*RECORDS SHOWN:*
++++++

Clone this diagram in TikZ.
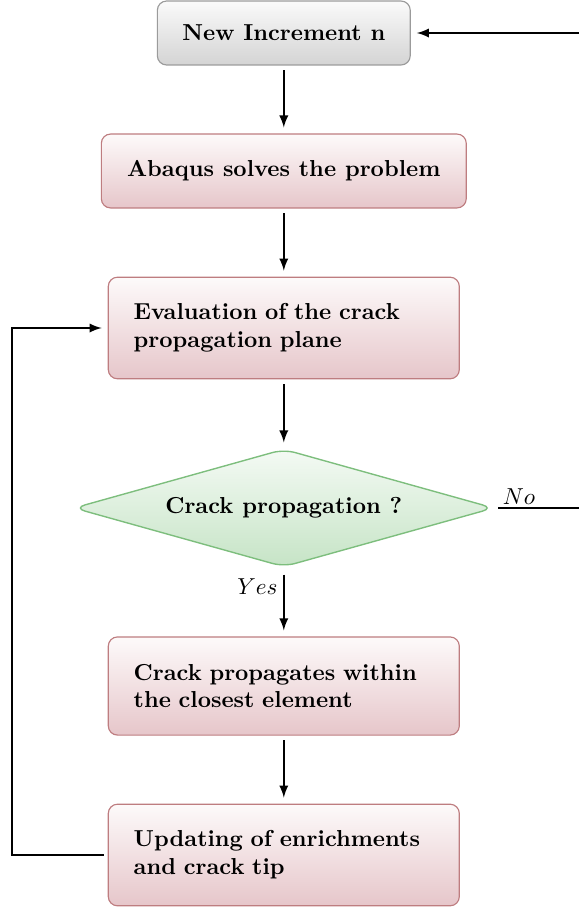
\documentclass[tikz,border=0pt]{standalone}
\usetikzlibrary{shapes.geometric}

\definecolor{grayline}{RGB}{155,155,155}
\definecolor{graytop}{RGB}{250,250,250}
\definecolor{graybot}{RGB}{212,212,212}
\definecolor{redline}{RGB}{190,125,128}
\definecolor{redtop}{RGB}{253,250,250}
\definecolor{redbot}{RGB}{230,198,202}
\definecolor{greenline}{RGB}{125,190,125}
\definecolor{greentop}{RGB}{244,250,244}
\definecolor{greenbot}{RGB}{198,228,198}

\tikzset{
  incbox/.style={draw=grayline, line width=0.5pt, rounded corners=4pt, top color=graytop, bottom color=graybot,
    font=\bfseries, minimum width=109.5pt, minimum height=27.7pt},
  stepbox/.style={draw=redline, line width=0.5pt, rounded corners=4pt, top color=redtop, bottom color=redbot,
    font=\bfseries, minimum width=152pt},
  textbox/.style={stepbox, text width=130pt, align=left, inner xsep=10.8pt, minimum height=44pt},
  testbox/.style={diamond, draw=greenline, line width=0.6pt, rounded corners=5pt, top color=greentop, bottom color=greenbot,
    font=\bfseries, minimum width=182pt, minimum height=51pt, inner sep=0pt, aspect=3.6},
  flow/.style={-latex, thick, shorten >=2.6pt, shorten <=2pt},
}

\begin{document}
\begin{tikzpicture}[x=0.433pt, y=-0.433pt]
\useasboundingbox (0,0) rectangle (578,911);
\node[incbox] (inc) at (283.8,33) {New Increment n};
\node[stepbox, minimum width=158pt, minimum height=32pt] (abq) at (283.8,171) {Abaqus solves the problem};
\node[textbox] (eval) at (283.8,328) {Evaluation of the crack propagation plane};
\node[testbox] (test) at (283.8,508) {Crack propagation ?};
\node[textbox, minimum height=42.5pt] (prop) at (283.8,686) {Crack propagates within the closest element};
\node[textbox] (upd) at (283.8,855) {Updating of enrichments and crack tip};
\coordinate (l1) at (12,855);
\coordinate (l2) at (12,328);
\coordinate (r1) at (640,508);
\coordinate (r2) at (640,33);
\draw [flow] (inc) -- (abq);
\draw [flow] (abq) -- (eval);
\draw [flow] (eval) -- (test);
\draw [flow, shorten <=3pt] (test) -- node[pos=0.27, left=-1pt] {$Yes$} (prop);
\draw [flow] (prop) -- (upd);
\draw [flow, shorten <=1.8pt] (upd) -- (l1) -- (l2) -- (eval);
\draw [flow, shorten <=1.5pt] (test) -- (r1) -- (r2) -- (inc);
\node (no) at (519,497) {$No$};
\end{tikzpicture}
\end{document}
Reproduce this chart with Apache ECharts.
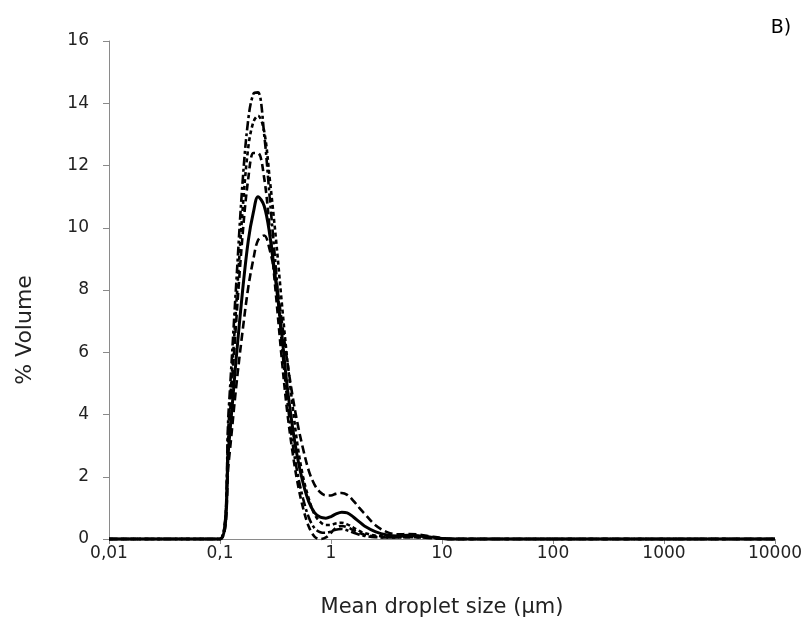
<!DOCTYPE html>
<html>
<head>
<meta charset="utf-8">
<script src="https://cdn.jsdelivr.net/npm/echarts@6/dist/echarts.min.js"></script>
<style>
  html, body { margin: 0; padding: 0; background: #fff; }
  #chart { width: 809px; height: 634px; }
</style>
</head>
<body>
<div id="chart"></div>
<script>
// Droplet size classes (µm)
var sizes = [0.01, 0.1, 0.12, 0.14, 0.16, 0.18, 0.2, 0.22, 0.25, 0.28, 0.32, 0.36, 0.4, 0.45, 0.5, 0.56, 0.63, 0.71, 0.8, 0.9, 1.0, 1.1, 1.25, 1.4, 1.6, 1.8, 2.0, 2.5, 3.2, 4, 5, 6.3, 8, 10, 12.5, 10000];

// % Volume series
var solidSeries = [0, 0, 3.0, 5.8, 8.0, 9.6, 10.5, 11.0, 10.7, 9.8, 8.2, 6.6, 5.0, 3.6, 2.6, 1.8, 1.2, 0.85, 0.7, 0.67, 0.72, 0.8, 0.86, 0.84, 0.7, 0.55, 0.42, 0.24, 0.13, 0.1, 0.12, 0.1, 0.06, 0.02, 0, 0];
var longDashSeries = [0, 0, 2.5, 4.9, 6.7, 8.1, 9.0, 9.6, 9.75, 9.3, 8.3, 7.0, 5.8, 4.6, 3.7, 2.9, 2.2, 1.75, 1.5, 1.4, 1.4, 1.45, 1.48, 1.42, 1.22, 1.0, 0.82, 0.45, 0.22, 0.15, 0.16, 0.14, 0.08, 0.03, 0, 0];
var dashDotSeries = [0, 0, 4.2, 8.2, 11.5, 13.5, 14.3, 14.35, 13.0, 11.0, 8.6, 6.3, 4.6, 3.1, 2.1, 1.3, 0.7, 0.35, 0.22, 0.2, 0.24, 0.3, 0.32, 0.28, 0.2, 0.14, 0.1, 0.06, 0.05, 0.05, 0.06, 0.05, 0.03, 0.01, 0, 0];
var shortDashSeries = [0, 0, 3.8, 7.5, 10.6, 12.6, 13.4, 13.6, 13.1, 11.6, 9.6, 7.6, 5.9, 4.3, 3.0, 2.0, 1.3, 0.8, 0.55, 0.45, 0.45, 0.5, 0.52, 0.47, 0.36, 0.26, 0.19, 0.11, 0.08, 0.08, 0.1, 0.09, 0.05, 0.02, 0, 0];
var dashSeries = [0, 0, 3.5, 7.0, 9.8, 11.6, 12.4, 12.4, 11.6, 10.0, 7.8, 5.8, 4.2, 2.8, 1.8, 1.0, 0.4, 0.08, 0.0, 0.05, 0.2, 0.35, 0.42, 0.38, 0.28, 0.2, 0.14, 0.08, 0.05, 0.05, 0.06, 0.05, 0.03, 0.01, 0, 0];

var xTickLabels = ['0,01', '0,1', '1', '10', '100', '1000', '10000'];
var yTickLabels = ['0', '2', '4', '6', '8', '10', '12', '14', '16'];

var xAxisTitle = 'Mean droplet size (µm)';
var yAxisTitle = '% Volume';
var panelLabel = 'B)';

function pairs(ys) {
  return sizes.map(function (x, i) { return [x, ys[i]]; });
}

var FONT = 'DejaVu Sans';
var chart = echarts.init(document.getElementById('chart'), null, { renderer: 'canvas' });

function lineSeries(name, ys, type, z, w) {
  return {
    name: name,
    type: 'line',
    data: pairs(ys),
    smooth: 0.35,
    showSymbol: false,
    symbol: 'none',
    clip: false,
    z: z,
    lineStyle: { color: '#000', width: w, type: type, cap: 'butt' }
  };
}

chart.setOption({
  animation: false,
  backgroundColor: '#fff',
  grid: { left: 109, right: 34, top: 41, bottom: 95, containLabel: false },
  xAxis: {
    type: 'log',
    logBase: 10,
    min: 0.01,
    max: 10000,
    interval: 1,
    z: 0,
    name: xAxisTitle,
    nameLocation: 'middle',
    nameGap: 58,
    nameTextStyle: { fontFamily: FONT, fontSize: 21, color: '#222' },
    axisLine: { show: true, lineStyle: { color: '#8a8a8a', width: 1 } },
    axisTick: { show: true, length: 5, lineStyle: { color: '#8a8a8a' } },
    splitLine: { show: false },
    axisLabel: {
      margin: 6,
      fontFamily: FONT,
      fontSize: 17,
      color: '#222',
      formatter: function (v) {
        var idx = Math.round(Math.log10(v)) + 2;
        return xTickLabels[idx] !== undefined ? xTickLabels[idx] : '';
      }
    }
  },
  yAxis: {
    type: 'value',
    min: 0,
    max: 16,
    interval: 2,
    z: 0,
    axisLine: { show: true, lineStyle: { color: '#8a8a8a', width: 1 } },
    axisTick: { show: true, length: 6, lineStyle: { color: '#8a8a8a' } },
    splitLine: { show: false },
    axisLabel: {
      margin: 20,
      fontFamily: FONT,
      fontSize: 17,
      color: '#222',
      formatter: function (v) { return yTickLabels[Math.round(v / 2)]; }
    }
  },
  graphic: [
    {
      type: 'text',
      x: 25,
      y: 330,
      rotation: Math.PI / 2,
      style: {
        text: yAxisTitle,
        fontFamily: FONT,
        fontSize: 22,
        fill: '#222',
        align: 'center',
        verticalAlign: 'middle'
      }
    },
    {
      type: 'text',
      x: 781,
      y: 28,
      style: {
        text: panelLabel,
        fontFamily: FONT,
        fontSize: 19,
        fill: '#000',
        align: 'center',
        verticalAlign: 'middle'
      }
    }
  ],
  series: [
    lineSeries('A', dashDotSeries, [9, 3, 3, 3], 10, 2.6),
    lineSeries('B', shortDashSeries, [4, 3], 10, 2.6),
    lineSeries('C', dashSeries, [7, 4], 10, 2.6),
    lineSeries('D', longDashSeries, [8, 4], 10, 2.6),
    lineSeries('E', solidSeries, 'solid', 12, 3)
  ]
});
</script>
</body>
</html>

++++++

Nothing but the lines from the one with "Reproduce this chart with Apache ECharts." through the one with "10, 12.5, 10000];" is to be copied, exactly and ends included. Leave pictures out.

Reproduce this chart with Apache ECharts.
<!DOCTYPE html>
<html>
<head>
<meta charset="utf-8">
<script src="https://cdn.jsdelivr.net/npm/echarts@6/dist/echarts.min.js"></script>
<style>
  html, body { margin: 0; padding: 0; background: #fff; }
  #chart { width: 809px; height: 634px; }
</style>
</head>
<body>
<div id="chart"></div>
<script>
// Droplet size classes (µm)
var sizes = [0.01, 0.1, 0.12, 0.14, 0.16, 0.18, 0.2, 0.22, 0.25, 0.28, 0.32, 0.36, 0.4, 0.45, 0.5, 0.56, 0.63, 0.71, 0.8, 0.9, 1.0, 1.1, 1.25, 1.4, 1.6, 1.8, 2.0, 2.5, 3.2, 4, 5, 6.3, 8, 10, 12.5, 10000];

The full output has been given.